Moreover, the police was authorized to expel from the villages all those Jews who did not possess their own houses upon their own land, on the ground that these Jews, in renting new quarters, would have to make a new lease with their owners, and such a lease was forbidden by the May laws. [1] These malicious misinterpretations of the law affected some ten thousand Jews in the villages of Chernigov and Poltava. These Jews lived habitually in rented houses or in houses which were their property but were built upon ground belonging to peasants, and they were consequently liable to expulsion. The cry of these unfortunates, who were threatened with eviction in the dead of the winter, was heard not in near-by Kiev but in far-off St. Petersburg. By a senatorial ukase, published in January, 1884, a check was put on these administrative highway methods. The expulsion was stopped, though a considerable number of Jewish families had in the meantime been evicted and ruined.

[Footnote 1: See p. 312.]

At the same time other restrictions which were in like manner deduced from the "Temporary Rules" were allowed to remain in full force. One of these was the prohibition of removing from one village to another, even though they were contiguous, so that the rural Jews were practically placed in the position of serfs, being affixed to their places of residence. This cruel practice was sanctioned by the law of December 29, 1887. As a contemporary writer puts it, the law implied that when a village in which a Jew lived was burned down, or when a factory in which he worked was closed, he was compelled to remove into one of the towns or townlets, since he was not allowed to search for a shelter and a livelihood in any other rural locality. In accordance with the same law, a Jew had no right to offer shelter to his widowed mother or to his infirm parents who lived in another village. Furthermore, a Jew was barred from taking over a commercial or industrial establishment bequeathed to him by his father, if the latter had lived in another village. He was not even allowed to take charge of a house bequeathed to him by his parents, if they had resided in another village, though situated within the confines of the Pale.

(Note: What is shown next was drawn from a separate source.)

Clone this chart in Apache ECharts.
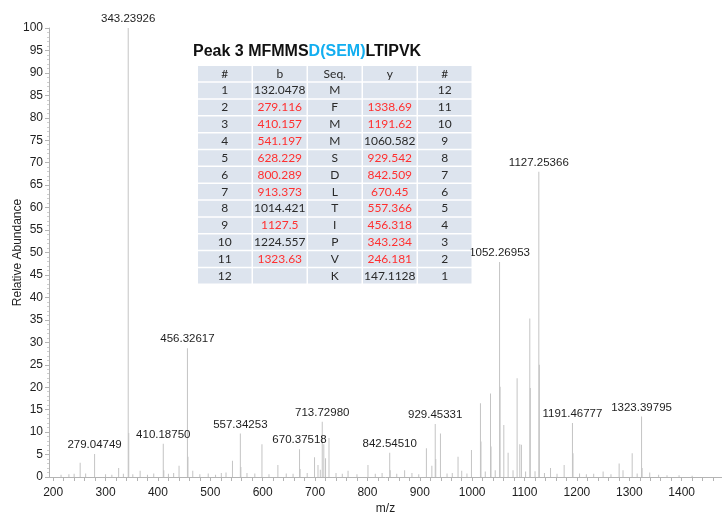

While this network of disabilities was ruining the Jews, it yielded a plentiful harvest for the police, from the highest to the lowest officials. "Graft," the Russian _habeas Corpus_ Act, shielded the persecuted Jew against the caprice and Violence of the authorities in the application of the restrictive laws, and Russian officialdom held on tightly to Jewish rightlessness as their own special benefice. Hatred of the Jews has at all times gone hand in hand with love of Jewish money.